We are asking that Congress ensure that the military give soldiers the same constitutional rights you would have in a civilian court of law. We want professional investigators, not Commanders, investigating felony crimes. We want prosecutors, not military Commanders to make the decision whether we have the evidence to go to court. We want soldiers accused of these crimes to have their due process rights protected, not their careers ended with a misconduct charge because the Commander can do what they please with very little oversight. In our efforts to secure due process rights, we will also be preventing crime if we are able to move forward with solid cases that help secure a conviction. If you were the soldier or victim, would you want one man deciding your fate or a jury of your peers?
Those of us who reported crimes wanted our day in court to stop these perpetrators from harming others. That is not a guaranteed right when the Commander is the convening authority. As a victim, I would much rather have a professional investigation by trained violent crimes experts and a prosecutor tell me there isn’t enough evidence to move forward with a case. And because I reported, they would have my report on file in the event someone else was harmed by the same person. Then maybe we would have a case. The original reports get lost with a Commander who can choose to do nothing with the information, let alone enter it in the FBI national crime database. Giving the accused due process rights helps us prevent a Commander from cutting them loose for misconduct should they feel that via a preponderance of the evidence the person is guilty. This does nothing to stop this person from harming civilians in our communities.

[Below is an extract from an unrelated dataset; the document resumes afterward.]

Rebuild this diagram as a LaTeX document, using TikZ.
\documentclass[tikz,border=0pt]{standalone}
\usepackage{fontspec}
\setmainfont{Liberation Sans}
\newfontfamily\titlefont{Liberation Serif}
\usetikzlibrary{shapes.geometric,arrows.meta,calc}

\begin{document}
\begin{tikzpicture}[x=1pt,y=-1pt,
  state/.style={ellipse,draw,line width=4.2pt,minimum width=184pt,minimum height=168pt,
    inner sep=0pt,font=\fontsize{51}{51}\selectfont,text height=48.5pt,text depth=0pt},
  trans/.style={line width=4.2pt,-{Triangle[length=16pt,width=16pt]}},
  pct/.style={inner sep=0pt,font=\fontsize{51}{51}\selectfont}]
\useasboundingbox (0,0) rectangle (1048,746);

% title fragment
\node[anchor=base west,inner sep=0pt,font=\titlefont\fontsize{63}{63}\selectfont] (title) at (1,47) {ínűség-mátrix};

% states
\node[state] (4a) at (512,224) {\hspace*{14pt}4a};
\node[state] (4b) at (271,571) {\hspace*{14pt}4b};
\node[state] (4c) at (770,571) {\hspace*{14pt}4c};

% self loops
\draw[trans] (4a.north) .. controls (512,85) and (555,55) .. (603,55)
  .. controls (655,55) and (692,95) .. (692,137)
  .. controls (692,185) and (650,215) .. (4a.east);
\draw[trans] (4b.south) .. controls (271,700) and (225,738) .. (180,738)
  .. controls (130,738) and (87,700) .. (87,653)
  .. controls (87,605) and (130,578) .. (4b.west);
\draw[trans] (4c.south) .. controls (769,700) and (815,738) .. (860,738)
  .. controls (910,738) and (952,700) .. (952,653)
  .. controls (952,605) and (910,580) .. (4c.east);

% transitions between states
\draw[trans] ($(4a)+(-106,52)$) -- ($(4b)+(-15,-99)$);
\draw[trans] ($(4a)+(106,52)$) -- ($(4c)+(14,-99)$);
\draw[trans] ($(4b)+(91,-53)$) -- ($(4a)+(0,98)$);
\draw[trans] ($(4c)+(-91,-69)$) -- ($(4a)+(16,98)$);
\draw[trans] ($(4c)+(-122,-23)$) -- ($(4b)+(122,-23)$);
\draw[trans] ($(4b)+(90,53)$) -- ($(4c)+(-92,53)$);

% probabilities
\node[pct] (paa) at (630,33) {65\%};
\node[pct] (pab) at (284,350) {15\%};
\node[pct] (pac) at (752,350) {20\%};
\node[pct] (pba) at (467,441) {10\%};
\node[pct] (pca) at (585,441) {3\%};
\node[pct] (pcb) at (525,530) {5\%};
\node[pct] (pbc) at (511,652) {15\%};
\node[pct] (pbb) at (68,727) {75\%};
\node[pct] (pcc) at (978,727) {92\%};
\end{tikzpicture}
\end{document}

I want so much more for our troops and our country then the MJIA but it is our best shot at some sort of due process and crime prevention efforts given the current situation. If I had my way, everyone would be reporting to the civilian authorities so that all of the crime reporting data was in one place and we could track the behavior of individuals in an effort to stop them before they harm multiple people. In the meantime, I beg of you to please support the MJIA and the constitutional rights of our soldiers in the military. By professionalizing the reporting, investigation, and prosecution of these cases, we have a way better chance at catching the perpetrators and convicting them. Victims do not feel safe reporting to their Commanders for a reason. The retaliation is real. If they are not reporting, we will continue to see violent crime issues escalate in the military. Please help us not only provide due process rights for the accused but also due process rights to the accuser, who deserves a day in court for the crimes perpetrated against them. Those of us who reported did so to prevent the crimes from happening to others.